# vector equation of a line

• Jul 2nd 2010, 04:02 AM
Stuck Man
vector equation of a line
A vector equation of a line in symmetric form is either written with =t at the right end usually or omitted. Is this a matter of preference?

Also are the terms symmetric form and Cartesian form referring to the same thing? Is Cartesian form the more professional term?
• Jul 2nd 2010, 08:19 AM
Soroban
Hello, Stuck Man!

The line through the point $\displaystyle (x_1,y_1,z_1)$ with direction $\displaystyle \vec v = \langle a,b,c\rangle$
can be written in two forms:

. . Symmetric form: .$\displaystyle \dfrac{x-x_1}{a} \:=\:\dfrac{y-y_1}{b} \:=\:\dfrac{z-z_1}{c}$

. . Cartesian form: .$\displaystyle \begin{Bmatrix}x &=& x_1 + at \\ y &=& y_1 + bt \\ z &= & z_1+ct \end{Bmatrix}$

Quote:

A vector equation of a line in symmetric form is either written
with = t at the right end usually or omitted.
Is this a matter of preference?

The symmetric form is derived from the Cartesian form.

$\displaystyle \text{Solve the Cartesian equations for }t\!:$

. . $\displaystyle \begin{array}{ccccc}x \:=\: x_1 + at & \Rightarrow & t \:=\:\frac{x-x_1}{a} & [1]\\ \\[-4mm] y \:=\:y_1 + bt & \Rightarrow & t \:=\:\frac{y-y_1}{b} & [2] \\ \\[-4mm] z \:=\:z_1+ ct & \Rightarrow & t \:=\:\frac{z-z_1}{c} & [3]\end{array}$

Equate [1], [2], [3]: .$\displaystyle \dfrac{x-x_1}{a} \;=\;\dfrac{y-y_1}{b} \;=\;\dfrac{z-z_1}{c}$

The $\displaystyle t$ is usually omitted.

Quote:

Also are the terms symmetric form and Cartesian form referring to the same thing?
Is Cartesian form the more professional term?

Both forms refer to the same line.

The Cartesian form is more convenient for algebraic work.

~ ~ ~ ~ ~ ~ ~ ~ ~ ~ ~ ~ ~ ~ ~ ~ ~ ~ ~ ~ ~ ~ ~ ~ ~ ~ ~ ~ ~ ~

An amusing note . . . well, I think it's funny.

Given the point $\displaystyle (3,1,4)$ and direction $\displaystyle \vec v = \langle5,2,0\rangle$

. . the symmetric equation is: .$\displaystyle \dfrac{x-3}{5} \:=\:\dfrac{y-1}{2} \:=\:\dfrac{z-4}{0}$

This may be the only instance where "division by zero" is defined.

• Jul 2nd 2010, 09:01 AM
Stuck Man
I've seen a couple of books where the Cartesian form is identical to the symmetrical form you have given an example of.
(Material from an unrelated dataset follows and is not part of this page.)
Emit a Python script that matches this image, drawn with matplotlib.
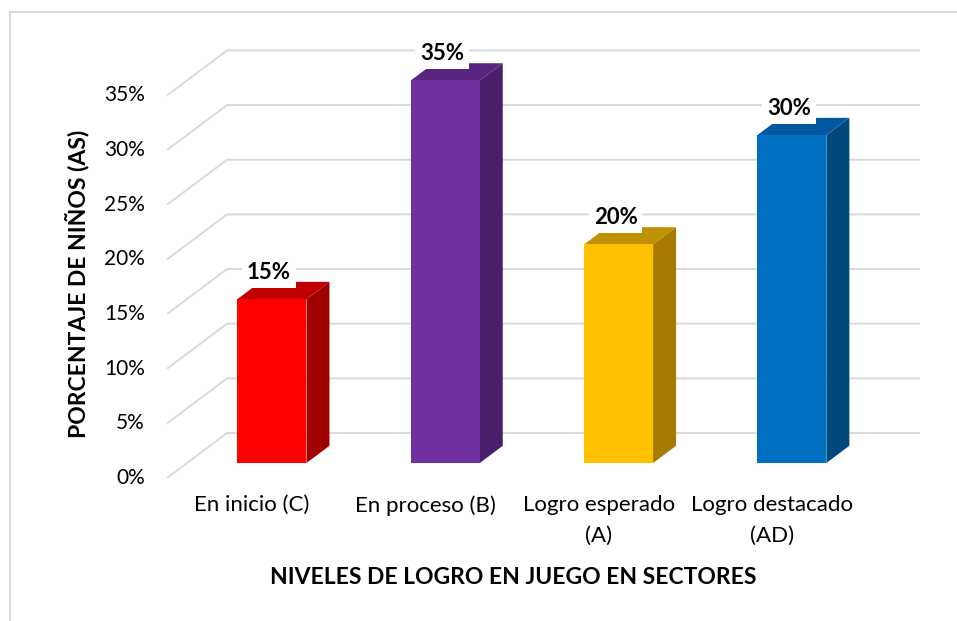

What you have called the Cartesian form is the parametric form.

I've noticed that about dividing by zero.
• Jul 2nd 2010, 09:21 AM
Stuck Man
The symmetric form of the line through $\displaystyle (3,1,4)$ with direction vector $\displaystyle \left\langle {5,2,0} \right\rangle$ is $\displaystyle \frac{{x - 3}}{5} = \frac{{y - 1}}{2};~z = 4$